DATA SHOWN:
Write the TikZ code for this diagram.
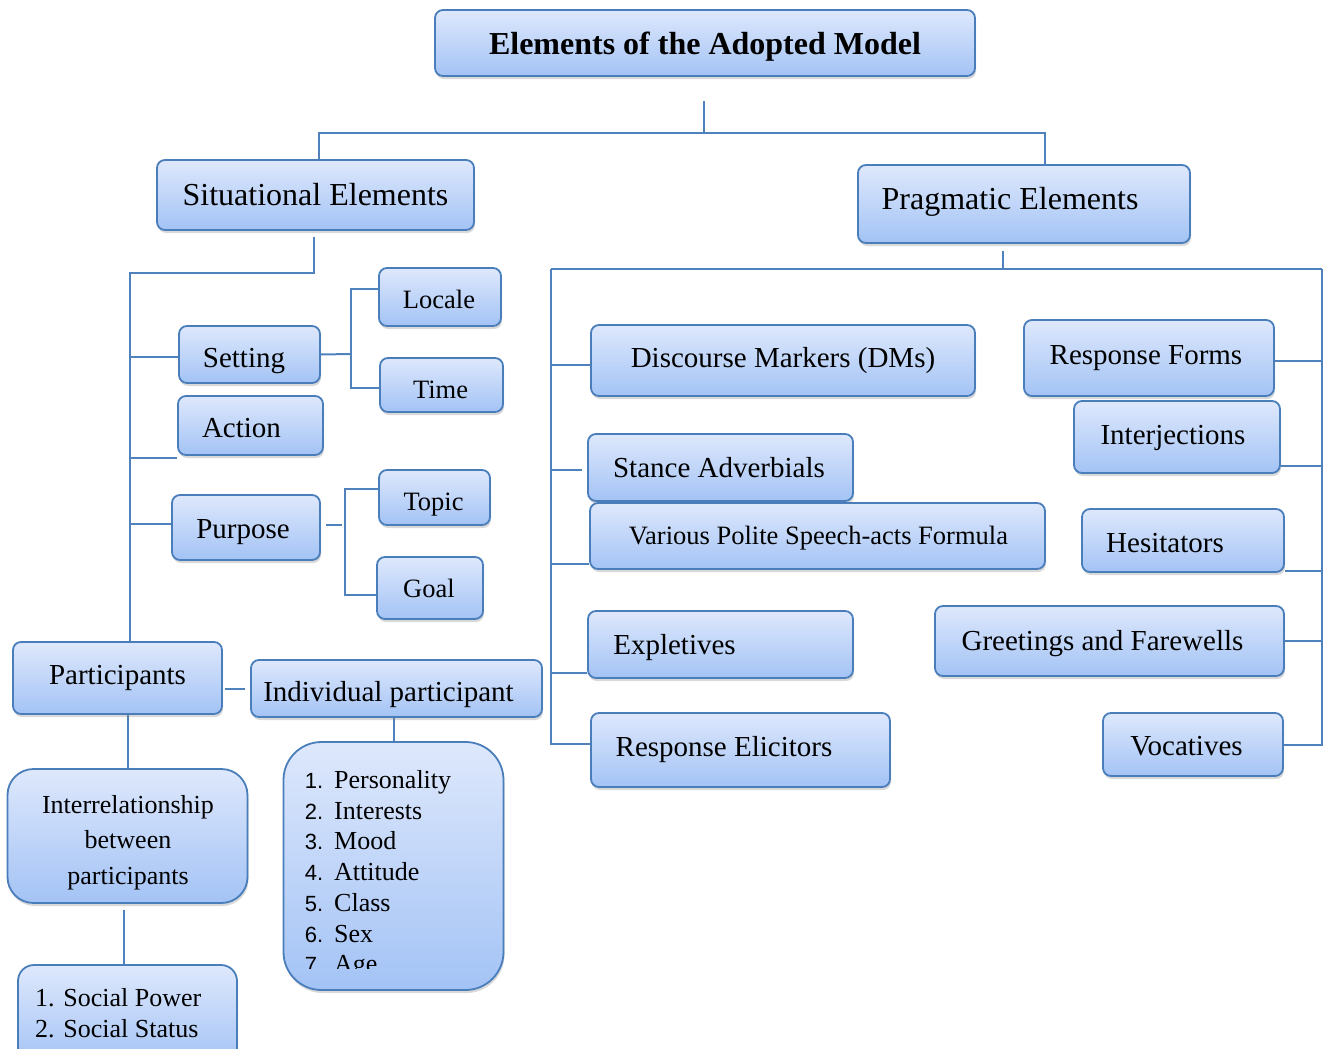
\documentclass[tikz,border=0pt]{standalone}
\usepackage{fontspec}
\setmainfont{Liberation Serif}
\newfontfamily\numfont{Liberation Sans}
\usetikzlibrary{shadows,calc}
\pgfdeclarelayer{background}
\pgfsetlayers{background,main}
\newcommand\fsz[1]{\fontsize{#1}{#1}\selectfont}
\definecolor{edge}{RGB}{74,126,187}
\definecolor{ftop}{RGB}{222,232,252}
\definecolor{fbot}{RGB}{163,195,245}
\definecolor{lnk}{RGB}{79,129,189}
\tikzset{
  box/.style={draw=edge, line width=1.8pt, rounded corners=8pt, top color=ftop, bottom color=fbot,
    inner sep=0pt, drop shadow={shadow xshift=1pt, shadow yshift=-3pt, opacity=0.3}},
  conn/.style={draw=lnk, line width=2pt},
  lab/.style={inner sep=0pt, text height=22pt, text depth=2pt},
  f32/.style={lab, font=\fsz{32}},
  f32b/.style={lab, font=\fsz{32}\bfseries},
  f29/.style={lab, font=\fsz{29}},
  f26/.style={lab, font=\fsz{26.5}},
  li/.style={anchor=base west, inner sep=0pt, font=\fsz{26}}
}
% name, x1, y1, x2, y2, dx, dy, text style, text
\newcommand\bx[9]{%
  \node[box, minimum width={(#4-#2)*1pt}, minimum height={(#5-#3)*1pt}] (#1) at ({(#2+#4)/2},{(#3+#5)/2}) {};
  \node[#8] (#1-t) at ([shift={(#6,#7)}]#1.center) {#9};}
\begin{document}
\begin{tikzpicture}[x=1pt,y=-1pt]
\useasboundingbox (0,0) rectangle (1325,1049);
\clip (0,0) rectangle (1325,1049);

% top
\bx{title}{435}{10}{975}{76}{0}{2}{f32b}{Elements of the Adopted Model}
\bx{sit}{157}{160}{474}{230}{0}{0}{f32}{Situational Elements}
\bx{prag}{858}{165}{1190}{243}{-14}{-5}{f32}{Pragmatic Elements}

% situational side
\bx{setting}{179}{326}{320}{383}{-5.5}{2.5}{f29}{Setting}
\bx{action}{178}{396}{323}{455}{-9}{1.5}{f29}{Action}
\bx{purpose}{172}{495}{320}{560}{-3}{0.5}{f29}{Purpose}
\bx{locale}{379}{268}{501}{326}{-1}{1}{f26}{Locale}
\bx{time}{380}{358}{503}{412}{-1}{3}{f26}{Time}
\bx{topic}{379}{470}{490}{525}{-1}{2.5}{f26}{Topic}
\bx{goal}{377}{557}{483}{619}{-1}{-1}{f26}{Goal}
\bx{part}{13}{642}{222}{714}{0}{-4}{f29}{Participants}
\bx{indiv}{251}{660}{542}{717}{-8}{2.5}{f29}{Individual participant}

\node[box, rounded corners=26pt, minimum width=240pt, minimum height=134pt] (interrel) at (127.5,836) {};
\node[inner sep=0pt, font=\fontsize{26}{35.5}\selectfont, align=center] (interrel-t) at (128,842.5)
  {Interrelationship\\between\\participants};

\node[box, rounded corners=16pt, minimum width=219pt, minimum height=100pt] (social) at (127.5,1015) {};
\node[li] (sp1) at (35,1006) {1. Social Power};
\node[li] (sp2) at (35,1037) {2. Social Status};

\node[box, rounded corners=38pt, minimum width=220pt, minimum height=248pt] (list) at (393.5,866) {};
\begin{scope}
  \clip (280,740) rectangle (510,968);
  \foreach \t [count=\i] in {Personality,Interests,Mood,Attitude,Class,Sex,Age}
    \node[li] (li\i) at (304.6,{788.5+30.7*(\i-1)}) {\makebox[29.4pt][l]{\numfont\fsz{22}\i.}\t};
\end{scope}

% pragmatic side
\bx{dms}{591}{325}{975}{396}{0}{-3.5}{f29}{Discourse Markers (DMs)}
\bx{rf}{1024}{320}{1274}{396}{-3}{-4}{f29}{Response Forms}
\bx{interj}{1074}{401}{1280}{473}{-4}{-3}{f29}{Interjections}
\bx{stance}{588}{434}{853}{501}{-1.5}{0}{f29}{Stance Adverbials}
\bx{various}{590}{503}{1045}{569}{1}{-2}{f26}{Various Polite Speech-acts Formula}
\bx{hes}{1082}{509}{1284}{572}{-18}{1.5}{f29}{Hesitators}
\bx{expl}{588}{611}{853}{678}{-46}{0}{f29}{Expletives}
\bx{greet}{935}{606}{1284}{676}{-7}{-1}{f29}{Greetings and Farewells}
\bx{relic}{591}{713}{890}{787}{-16.5}{-4}{f29}{Response Elicitors}
\bx{voc}{1103}{713}{1283}{776}{-6.5}{1}{f29}{Vocatives}

\begin{pgfonlayer}{background}
  % top hub
  \coordinate (hub) at (704,133);
  \draw[conn] ([xshift=-1pt,yshift=-24pt]title.south) -- (hub);
  \draw[conn] ([xshift=3.5pt]sit.north) |- (hub) -| ([xshift=21pt]prag.north);

  % situational trunk
  \coordinate (sv) at (130,273);
  \draw[conn] ([xshift=-1.5pt,yshift=-6pt]sit.south) |- (sv) -- (sv |- part.north);
  \draw[conn] ([yshift=-2.5pt]setting.west) -| (sv);
  \draw[conn] ([yshift=-2pt]action.south west) -| (sv);
  \draw[conn] ([yshift=3.5pt]purpose.west) -| (sv);

  \coordinate (sj) at (351,354);
  \draw[conn] (setting.east) -- (sj);
  \draw[conn] ([yshift=8pt]locale.west) -| (sj) |- ([yshift=-3pt]time.west);

  \coordinate (pj) at (345,525);
  \draw[conn] ([xshift=5pt,yshift=2.5pt]purpose.east) -- ([xshift=-3pt]pj);
  \draw[conn] ([yshift=8.5pt]topic.west) -| (pj) |- ([yshift=-7pt]goal.west);

  \draw[conn] ([xshift=2pt,yshift=-11pt]part.east) -- ([xshift=-5pt,yshift=-0.5pt]indiv.west);
  \draw[conn] (interrel.north |- part.south) -- (interrel.north);
  \draw[conn] ([xshift=-3.5pt,yshift=-6pt]interrel.south) -- ([xshift=-3.5pt]social.north);
  \draw[conn] (list.north |- indiv.south) -- (list.north);

  % pragmatic trunk
  \coordinate (pl) at (551,269);
  \coordinate (pr) at (1322,269);
  \draw[conn] ([xshift=-21.5pt,yshift=-7pt]prag.south) |- (pl);
  \draw[conn] ([xshift=-21.5pt,yshift=-7pt]prag.south) |- (pr);
  \draw[conn] (pl) |- ([yshift=6pt]relic.west);
  \draw[conn] ([yshift=-4.5pt]dms.west) -| (pl);
  \draw[conn] ([xshift=-5pt,yshift=-2pt]stance.west) -| (pl);
  \draw[conn] ([yshift=-28pt]various.west) -| (pl);
  \draw[conn] ([yshift=-28.5pt]expl.west) -| (pl);
  \draw[conn] (pr) |- (voc.east);
  \draw[conn] ([yshift=-3pt]rf.east) -| (pr);
  \draw[conn] ([yshift=-29pt]interj.east) -| (pr);
  \draw[conn] ([yshift=-30pt]hes.east) -| (pr);
  \draw[conn] (greet.east) -| (pr);
\end{pgfonlayer}
\end{tikzpicture}
\end{document}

THE TASK: Reproduce every line precisely as given, omitting all pictures.

EXERCISE SOLUTION:
Write the TikZ code for this diagram.
\documentclass[tikz,border=0pt]{standalone}
\usepackage{fontspec}
\setmainfont{Liberation Serif}
\newfontfamily\numfont{Liberation Sans}
\usetikzlibrary{shadows,calc}
\pgfdeclarelayer{background}
\pgfsetlayers{background,main}
\newcommand\fsz[1]{\fontsize{#1}{#1}\selectfont}
\definecolor{edge}{RGB}{74,126,187}
\definecolor{ftop}{RGB}{222,232,252}
\definecolor{fbot}{RGB}{163,195,245}
\definecolor{lnk}{RGB}{79,129,189}
\tikzset{
  box/.style={draw=edge, line width=1.8pt, rounded corners=8pt, top color=ftop, bottom color=fbot,
    inner sep=0pt, drop shadow={shadow xshift=1pt, shadow yshift=-3pt, opacity=0.3}},
  conn/.style={draw=lnk, line width=2pt},
  lab/.style={inner sep=0pt, text height=22pt, text depth=2pt},
  f32/.style={lab, font=\fsz{32}},
  f32b/.style={lab, font=\fsz{32}\bfseries},
  f29/.style={lab, font=\fsz{29}},
  f26/.style={lab, font=\fsz{26.5}},
  li/.style={anchor=base west, inner sep=0pt, font=\fsz{26}}
}
% name, x1, y1, x2, y2, dx, dy, text style, text
\newcommand\bx[9]{%
  \node[box, minimum width={(#4-#2)*1pt}, minimum height={(#5-#3)*1pt}] (#1) at ({(#2+#4)/2},{(#3+#5)/2}) {};
  \node[#8] (#1-t) at ([shift={(#6,#7)}]#1.center) {#9};}
\begin{document}
\begin{tikzpicture}[x=1pt,y=-1pt]
\useasboundingbox (0,0) rectangle (1325,1049);
\clip (0,0) rectangle (1325,1049);

% top
\bx{title}{435}{10}{975}{76}{0}{2}{f32b}{Elements of the Adopted Model}
\bx{sit}{157}{160}{474}{230}{0}{0}{f32}{Situational Elements}
\bx{prag}{858}{165}{1190}{243}{-14}{-5}{f32}{Pragmatic Elements}

% situational side
\bx{setting}{179}{326}{320}{383}{-5.5}{2.5}{f29}{Setting}
\bx{action}{178}{396}{323}{455}{-9}{1.5}{f29}{Action}
\bx{purpose}{172}{495}{320}{560}{-3}{0.5}{f29}{Purpose}
\bx{locale}{379}{268}{501}{326}{-1}{1}{f26}{Locale}
\bx{time}{380}{358}{503}{412}{-1}{3}{f26}{Time}
\bx{topic}{379}{470}{490}{525}{-1}{2.5}{f26}{Topic}
\bx{goal}{377}{557}{483}{619}{-1}{-1}{f26}{Goal}
\bx{part}{13}{642}{222}{714}{0}{-4}{f29}{Participants}
\bx{indiv}{251}{660}{542}{717}{-8}{2.5}{f29}{Individual participant}

\node[box, rounded corners=26pt, minimum width=240pt, minimum height=134pt] (interrel) at (127.5,836) {};
\node[inner sep=0pt, font=\fontsize{26}{35.5}\selectfont, align=center] (interrel-t) at (128,842.5)
  {Interrelationship\\between\\participants};

\node[box, rounded corners=16pt, minimum width=219pt, minimum height=100pt] (social) at (127.5,1015) {};
\node[li] (sp1) at (35,1006) {1. Social Power};
\node[li] (sp2) at (35,1037) {2. Social Status};

\node[box, rounded corners=38pt, minimum width=220pt, minimum height=248pt] (list) at (393.5,866) {};
\begin{scope}
  \clip (280,740) rectangle (510,968);
  \foreach \t [count=\i] in {Personality,Interests,Mood,Attitude,Class,Sex,Age}
    \node[li] (li\i) at (304.6,{788.5+30.7*(\i-1)}) {\makebox[29.4pt][l]{\numfont\fsz{22}\i.}\t};
\end{scope}

% pragmatic side
\bx{dms}{591}{325}{975}{396}{0}{-3.5}{f29}{Discourse Markers (DMs)}
\bx{rf}{1024}{320}{1274}{396}{-3}{-4}{f29}{Response Forms}
\bx{interj}{1074}{401}{1280}{473}{-4}{-3}{f29}{Interjections}
\bx{stance}{588}{434}{853}{501}{-1.5}{0}{f29}{Stance Adverbials}
\bx{various}{590}{503}{1045}{569}{1}{-2}{f26}{Various Polite Speech-acts Formula}
\bx{hes}{1082}{509}{1284}{572}{-18}{1.5}{f29}{Hesitators}
\bx{expl}{588}{611}{853}{678}{-46}{0}{f29}{Expletives}
\bx{greet}{935}{606}{1284}{676}{-7}{-1}{f29}{Greetings and Farewells}
\bx{relic}{591}{713}{890}{787}{-16.5}{-4}{f29}{Response Elicitors}
\bx{voc}{1103}{713}{1283}{776}{-6.5}{1}{f29}{Vocatives}

\begin{pgfonlayer}{background}
  % top hub
  \coordinate (hub) at (704,133);
  \draw[conn] ([xshift=-1pt,yshift=-24pt]title.south) -- (hub);
  \draw[conn] ([xshift=3.5pt]sit.north) |- (hub) -| ([xshift=21pt]prag.north);

  % situational trunk
  \coordinate (sv) at (130,273);
  \draw[conn] ([xshift=-1.5pt,yshift=-6pt]sit.south) |- (sv) -- (sv |- part.north);
  \draw[conn] ([yshift=-2.5pt]setting.west) -| (sv);
  \draw[conn] ([yshift=-2pt]action.south west) -| (sv);
  \draw[conn] ([yshift=3.5pt]purpose.west) -| (sv);

  \coordinate (sj) at (351,354);
  \draw[conn] (setting.east) -- (sj);
  \draw[conn] ([yshift=8pt]locale.west) -| (sj) |- ([yshift=-3pt]time.west);

  \coordinate (pj) at (345,525);
  \draw[conn] ([xshift=5pt,yshift=2.5pt]purpose.east) -- ([xshift=-3pt]pj);
  \draw[conn] ([yshift=8.5pt]topic.west) -| (pj) |- ([yshift=-7pt]goal.west);

  \draw[conn] ([xshift=2pt,yshift=-11pt]part.east) -- ([xshift=-5pt,yshift=-0.5pt]indiv.west);
  \draw[conn] (interrel.north |- part.south) -- (interrel.north);
  \draw[conn] ([xshift=-3.5pt,yshift=-6pt]interrel.south) -- ([xshift=-3.5pt]social.north);
  \draw[conn] (list.north |- indiv.south) -- (list.north);

  % pragmatic trunk
  \coordinate (pl) at (551,269);
  \coordinate (pr) at (1322,269);
  \draw[conn] ([xshift=-21.5pt,yshift=-7pt]prag.south) |- (pl);
  \draw[conn] ([xshift=-21.5pt,yshift=-7pt]prag.south) |- (pr);
  \draw[conn] (pl) |- ([yshift=6pt]relic.west);
  \draw[conn] ([yshift=-4.5pt]dms.west) -| (pl);
  \draw[conn] ([xshift=-5pt,yshift=-2pt]stance.west) -| (pl);
  \draw[conn] ([yshift=-28pt]various.west) -| (pl);
  \draw[conn] ([yshift=-28.5pt]expl.west) -| (pl);
  \draw[conn] (pr) |- (voc.east);
  \draw[conn] ([yshift=-3pt]rf.east) -| (pr);
  \draw[conn] ([yshift=-29pt]interj.east) -| (pr);
  \draw[conn] ([yshift=-30pt]hes.east) -| (pr);
  \draw[conn] (greet.east) -| (pr);
\end{pgfonlayer}
\end{tikzpicture}
\end{document}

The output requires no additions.